Hal serupa juga dialami Hamas di Palestina ketika ikut demokrasi. Kemenangan Hamas akhirnya diamputasi oleh kekuasaan zalim, yang memang mereka tidak menginginkan Islam, baik sebagian apalagi secara keseluruhan.
Ketiga, tujuan dakwah itu sendiri telah menetapkan motode dan orientasi yang sesuai. Jika tujuannya menerapkan Islam secara kaffah mustahil via demokrasi. Karena demokrasi, tidak akan ridlo Islam berkuasa secara kaffah.
Kecuali, tujuannya sambil berdakwah mencari kekuasaan, mencari harta, mencari kedudukan, boleh lah menempuh jalan demokrasi. Tapi bagi putra-putri terbaik umat ini, yang hanya menginginkan Islam, tak ada yang diinginkan darinya kecuali hanya Islam, sudah barang tentu tidak akan memilih jalan demokrasi.
Penulis sendiri pernah beberapa kali ditawari masuk parpol, menjadi caleg, yang oleh sebagian kalangan elektabilitas penulis dinilai mampu untuk membeli satu kursi parlemen di Senayan. Interaksi penulis di banyak kalangan, baik ulama, aktivis dan masyarakat umum, baik di Medan, Padang, Pekan Baru, Lampung, Bandung, Jakarta, Semarang, Solo, Jogja, dan banyak kota kabupaten di Jawa Timur, dianggap memiliki nilai elektabilitas untuk mendongkrak suara parpol.

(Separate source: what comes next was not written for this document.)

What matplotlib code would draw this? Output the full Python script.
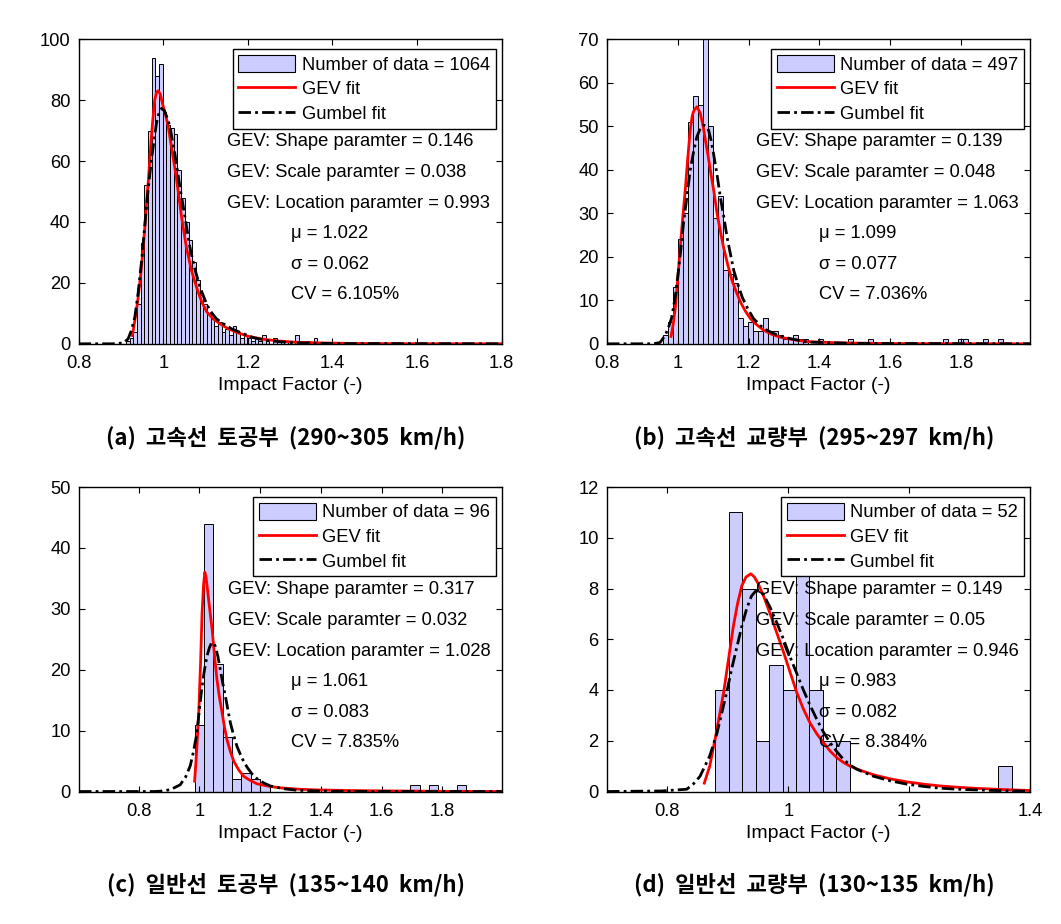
import numpy as np
import matplotlib.pyplot as plt
from matplotlib.patches import Patch
from matplotlib.lines import Line2D

plt.rcParams['font.family'] = ['Liberation Sans', 'DejaVu Sans']

# ---------------- data ----------------
titles = ['(a)  고속선  토공부  (290~305  km/h)',
          '(b)  고속선  교량부  (295~297  km/h)',
          '(c)  일반선  토공부  (135~140  km/h)',
          '(d)  일반선  교량부  (130~135  km/h)']
n_data = [1064, 497, 96, 52]
gev_shape = ['0.146', '0.139', '0.317', '0.149']
gev_scale = ['0.038', '0.048', '0.032', '0.05']
gev_loc = ['0.993', '1.063', '1.028', '0.946']
mu_vals = ['1.022', '1.099', '1.061', '0.983']
sigma_vals = ['0.062', '0.077', '0.083', '0.082']
cv_vals = ['6.105%', '7.036%', '7.835%', '8.384%']

# histogram bins: first edge, bin width, counts
bin_start = [0.912, 0.9595, 0.9845, 0.879]
bin_width = [0.0087, 0.0141, 0.03085, 0.0223]
counts_a = [1, 2, 4, 13, 33, 52, 70, 94, 88, 92,
            76, 72, 71, 69, 57, 48, 40, 34, 27, 21,
            16, 13, 10, 8, 6, 7, 4, 5, 3, 6,
            4, 2, 3, 2, 1, 2, 1, 3, 1, 0,
            2, 1, 0, 1, 0, 0, 3, 0, 0, 1,
            0, 2]
counts_b = [2, 5, 13, 24, 30, 51, 57, 55, 70, 50,
            29, 34, 17, 16, 14, 6, 4, 5, 3, 3,
            6, 3, 3, 2, 1, 1, 2, 1, 1, 0,
            0, 1, 0, 0, 0, 0, 0, 1, 0, 0,
            0, 1, 0, 0, 0, 0, 0, 0, 0, 0,
            0, 0, 0, 0, 0, 0, 1, 0, 0, 1,
            1, 0, 0, 0, 1, 0, 0, 1]
counts_c = [11, 44, 21, 9, 2, 3, 2, 1, 0, 0,
            0, 0, 0, 0, 0, 0, 0, 0, 0, 0,
            0, 0, 0, 1, 0, 1, 0, 0, 1]
counts_d = [4, 11, 8, 2, 5, 4, 9, 4, 2, 2,
            0, 0, 0, 0, 0, 0, 0, 0, 0, 0,
            0, 1]

# fitted curves (GEV and Gumbel)
gev_a_x = [0.927, 0.934, 0.941, 0.947, 0.953, 0.959, 0.965, 0.970, 0.975, 0.980,
           0.984, 0.988, 0.993, 0.999, 1.006, 1.012, 1.022, 1.032, 1.043, 1.055,
           1.067, 1.079, 1.091, 1.103, 1.118, 1.134, 1.153, 1.173, 1.2, 1.236,
           1.275, 1.315, 1.38, 1.45, 1.55, 1.65, 1.8]
gev_a_y = [2.7, 8.5, 15.4, 23, 31.8, 43, 53.7, 64, 73, 80,
           82.5, 83.1, 82, 78.5, 75, 71.3, 62.5, 53.7, 42, 31.5,
           24, 18.5, 13.8, 10.5, 8.2, 6.6, 5.0, 3.8, 2.5, 1.5,
           0.9, 0.5, 0.25, 0.12, 0.05, 0.02, 0]
gum_a_x = [0.8, 0.88, 0.906, 0.917, 0.925, 0.933, 0.941, 0.949, 0.955, 0.961,
           0.967, 0.973, 0.979, 0.984, 0.990, 0.996, 1.003, 1.010, 1.016, 1.028,
           1.039, 1.051, 1.063, 1.075, 1.087, 1.099, 1.110, 1.126, 1.142, 1.162,
           1.181, 1.213, 1.25, 1.3, 1.4, 1.8]
gum_a_y = [0, 0, 0.3, 1.6, 4.5, 8.8, 17, 27.4, 36.5, 46,
           54, 61.4, 67.5, 72.4, 75.8, 77.3, 76.5, 74, 71.3, 62,
           52, 42, 31.8, 24.5, 18.6, 14.3, 11, 8.2, 6.6, 4.9,
           3.8, 2.0, 1.0, 0.4, 0.1, 0]

gev_b_x = [0.981, 0.987, 0.993, 1.000, 1.007, 1.014, 1.021, 1.028, 1.035, 1.041,
           1.046, 1.054, 1.0635, 1.071, 1.078, 1.085, 1.092, 1.102, 1.111, 1.120,
           1.129, 1.141, 1.153, 1.165, 1.177, 1.191, 1.205, 1.224, 1.243, 1.265,
           1.290, 1.33, 1.366, 1.46, 1.6, 1.8, 1.995]
gev_b_y = [1.7, 4.5, 8.4, 15, 22.3, 29, 35.3, 42.5, 49.1, 52.5,
           53.7, 54.5, 53, 50.3, 46.8, 43.5, 39.9, 35, 29.9, 26,
           22.3, 18.2, 14.6, 12, 9.6, 7.5, 5.8, 4.3, 3.1, 2.2,
           1.5, 0.9, 0.5, 0.2, 0.06, 0.01, 0]
gum_b_x = [0.8, 0.93, 0.950, 0.964, 0.973, 0.983, 0.993, 1.002, 1.009, 1.016,
           1.026, 1.035, 1.045, 1.054, 1.064, 1.073, 1.080, 1.087, 1.094, 1.101,
           1.111, 1.120, 1.130, 1.139, 1.149, 1.158, 1.170, 1.182, 1.198, 1.214,
           1.233, 1.252, 1.275, 1.299, 1.366, 1.5, 1.995]
gum_b_y = [0, 0, 0.3, 1.9, 3.6, 6.1, 10.9, 16.9, 22, 27.6,
           34, 39.9, 44.3, 47.6, 49.6, 50.3, 50.0, 49.1, 46.8, 43.7,
           38.8, 33.8, 29.2, 24.6, 20.5, 16.9, 13.6, 10.7, 8, 5.8,
           4.2, 3.1, 2.2, 1.5, 0.4, 0.1, 0]

gev_c_x = [0.9845, 0.991, 0.998, 1.004, 1.009, 1.014, 1.018, 1.022, 1.027, 1.034,
           1.042, 1.050, 1.058, 1.066, 1.075, 1.083, 1.091, 1.102, 1.113, 1.130,
           1.146, 1.168, 1.190, 1.23, 1.267, 1.32, 1.377, 1.48, 1.597, 1.8, 1.995]
gev_c_y = [1.7, 6.5, 12.9, 21, 29.3, 34, 36.0, 35.2, 33.1, 30,
           26.6, 22.3, 18.4, 15.5, 12.9, 10.5, 8.5, 6.6, 5.0, 3.5,
           2.5, 1.8, 1.26, 0.85, 0.6, 0.4, 0.27, 0.17, 0.1, 0.03, 0]
gum_c_x = [0.604, 0.85, 0.871, 0.905, 0.937, 0.955, 0.970, 0.981, 0.992, 1.000,
           1.009, 1.017, 1.025, 1.033, 1.040, 1.047, 1.053, 1.061, 1.069, 1.077,
           1.086, 1.094, 1.102, 1.113, 1.124, 1.140, 1.157, 1.173, 1.190, 1.212,
           1.234, 1.278, 1.322, 1.4, 1.49, 1.995]
gum_c_y = [0, 0, 0.05, 0.3, 1.1, 2.4, 4.2, 6.6, 9.6, 13.4,
           17.3, 20, 22.2, 23.6, 24.4, 24.4, 23.8, 22.2, 20.0, 17.8,
           15.6, 13.4, 11.3, 9.2, 7.4, 5.5, 4.0, 2.9, 2.1, 1.4,
           0.9, 0.45, 0.2, 0.07, 0.02, 0]

gev_d_x = [0.861, 0.870, 0.880, 0.893, 0.901, 0.909, 0.916, 0.923, 0.930, 0.938,
           0.944, 0.950, 0.960, 0.970, 0.981, 0.992, 1.003, 1.014, 1.025, 1.036,
           1.047, 1.058, 1.069, 1.080, 1.091, 1.102, 1.121, 1.141, 1.168, 1.196,
           1.224, 1.251, 1.279, 1.306, 1.334, 1.362, 1.4]
gev_d_y = [0.33, 1.0, 2.2, 3.9, 5.2, 6.5, 7.4, 8.1, 8.45, 8.58,
           8.45, 8.2, 7.65, 7.0, 6.25, 5.5, 4.7, 3.9, 3.25, 2.7,
           2.28, 1.93, 1.6, 1.34, 1.15, 1.0, 0.82, 0.66, 0.5, 0.38,
           0.29, 0.22, 0.17, 0.13, 0.1, 0.07, 0.04]
gum_d_x = [0.7, 0.79, 0.832, 0.843, 0.854, 0.862, 0.870, 0.876, 0.882, 0.890,
           0.898, 0.906, 0.915, 0.923, 0.931, 0.939, 0.946, 0.952, 0.959, 0.970,
           0.981, 0.992, 1.003, 1.014, 1.025, 1.036, 1.047, 1.058, 1.069, 1.080,
           1.091, 1.102, 1.113, 1.141, 1.169, 1.196, 1.224, 1.252, 1.279, 1.34, 1.4]
gum_d_y = [0, 0.02, 0.09, 0.3, 0.6, 1.0, 1.4, 1.85, 2.3, 3.1,
           3.9, 4.8, 5.7, 6.5, 7.2, 7.7, 7.9, 7.9, 7.76, 7.25,
           6.65, 6.0, 5.3, 4.65, 4.0, 3.4, 2.85, 2.35, 1.93, 1.58,
           1.27, 1.05, 0.88, 0.6, 0.42, 0.29, 0.2, 0.13, 0.09, 0.04, 0.01]

counts = [counts_a, counts_b, counts_c, counts_d]
gev_x = [gev_a_x, gev_b_x, gev_c_x, gev_d_x]
gev_y = [gev_a_y, gev_b_y, gev_c_y, gev_d_y]
gum_x = [gum_a_x, gum_b_x, gum_c_x, gum_d_x]
gum_y = [gum_a_y, gum_b_y, gum_c_y, gum_d_y]

# axes settings per panel
xlims = [(0.8, 1.8), (0.8, 1.995), (0.604, 1.996), (0.7, 1.4)]
ylims = [(0, 100), (0, 70), (0, 50), (0, 12)]
ysteps = [20, 10, 10, 2]
xtick_vals = [[0.8, 1.0, 1.2, 1.4, 1.6, 1.8]] * 3 + [[0.8, 1.0, 1.2, 1.4]]
xtick_labels = [['0.8', '1', '1.2', '1.4', '1.6', '1.8']] * 3 + [['0.8', '1', '1.2', '1.4']]

# axes boxes in pixels (left, top) of a 1061 x 924 figure
W, H = 1061, 924
boxes = [(78.6, 39.3), (607, 39.3), (79, 487), (607, 487)]
box_w, box_h = 423, 304.5
title_xy = [(286, 438), (814, 438), (286, 885), (814, 885)]

bar_color = '#CCCCFF'
dash = (0, (4.5, 1.5, 1, 1.5))
fs = 13.2

fig = plt.figure(figsize=(W / 100, H / 100), dpi=100)

for i in range(4):
    left, top = boxes[i]
    ax = fig.add_axes([left / W, 1 - (top + box_h) / H, box_w / W, box_h / H])

    c = np.array(counts[i])
    edges = bin_start[i] + bin_width[i] * np.arange(len(c))
    ax.bar(edges, c, width=bin_width[i], align='edge', color=bar_color,
           edgecolor='black', linewidth=0.7, zorder=1)
    ax.plot(gev_x[i], gev_y[i], color='red', lw=2.0, zorder=2)
    ax.plot(gum_x[i], gum_y[i], color='black', lw=2.0, linestyle=dash, zorder=3)

    ax.set_xlim(*xlims[i])
    ax.set_ylim(*ylims[i])
    ax.set_yticks(np.arange(ylims[i][0], ylims[i][1] + 0.1, ysteps[i]))
    ax.set_xticks(xtick_vals[i])
    ax.set_xticklabels(xtick_labels[i])
    ax.tick_params(direction='in', top=True, right=True, length=4,
                   labelsize=fs, width=0.8)
    ax.tick_params(axis='x', pad=8)
    ax.tick_params(axis='y', pad=6)
    for s in ax.spines.values():
        s.set_linewidth(1.0)
    ax.set_xlabel('Impact Factor (-)', fontsize=14, labelpad=4)

    handles = [Patch(facecolor=bar_color, edgecolor='black', linewidth=0.8),
               Line2D([], [], color='red', lw=2.0),
               Line2D([], [], color='black', lw=2.0, linestyle=dash)]
    labels = ['Number of data = %d' % n_data[i], 'GEV fit', 'Gumbel fit']
    leg = ax.legend(handles, labels, loc='upper right', bbox_to_anchor=(0.986, 0.968),
                    borderaxespad=0, fontsize=fs, frameon=True, fancybox=False,
                    edgecolor='black', framealpha=1, handlelength=3.1,
                    handleheight=1.05, handletextpad=0.35, labelspacing=0.32,
                    borderpad=0.32)
    leg.get_frame().set_linewidth(1.0)
    leg.set_zorder(5)

    tx, mx = 0.352, 0.501
    ax.text(tx, 0.663, 'GEV: Shape paramter = ' + gev_shape[i], transform=ax.transAxes,
            fontsize=fs, va='center', ha='left', zorder=6)
    ax.text(tx, 0.561, 'GEV: Scale paramter = ' + gev_scale[i], transform=ax.transAxes,
            fontsize=fs, va='center', ha='left', zorder=6)
    ax.text(tx, 0.461, 'GEV: Location paramter = ' + gev_loc[i], transform=ax.transAxes,
            fontsize=fs, va='center', ha='left', zorder=6)
    ax.text(mx, 0.362, 'μ = ' + mu_vals[i], transform=ax.transAxes,
            fontsize=fs, va='center', ha='left', zorder=6)
    ax.text(mx, 0.260, 'σ = ' + sigma_vals[i], transform=ax.transAxes,
            fontsize=fs, va='center', ha='left', zorder=6)
    ax.text(mx, 0.161, 'CV = ' + cv_vals[i], transform=ax.transAxes,
            fontsize=fs, va='center', ha='left', zorder=6)

    fig.text(title_xy[i][0] / W, 1 - title_xy[i][1] / H, titles[i],
             family=['Noto Sans CJK KR', 'DejaVu Sans'], fontweight='bold',
             fontsize=16, ha='center', va='center')

fig.savefig('out.png', dpi=100)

Tapi sekali lagi, penulis tegaskan. Penulis berdakwah karena Allah SWT, bukan atas pamrih dunia. Bahwa penulis akan mendapat resiko kriminalisasi dan persekusi -dan telah mengalaminya- itu adalah konsekuensi dakwah. Dakwah ini meminta pengembannya ikhlas, hingga jika tidak ikhlas ia akan terpaksa ikhlas, karena tak ada yang dituju dari dakwah ini selain ridlo Allah SWT.
Kepada Prof Suteki dan siapapun, yang merasa aneh dengan dakwah yang demikian, atau yang kemudian memberikan label sebagai 'orang-orang Mukhlisin', percayalah Prof, kami semua sedang dan terus belajar untuk ikhlas. Hingga kami, tak mendapati diri kami bertemu dengan kematian, kecuali berada pada puncak keihklasan yang sanggup kami upayakan. [].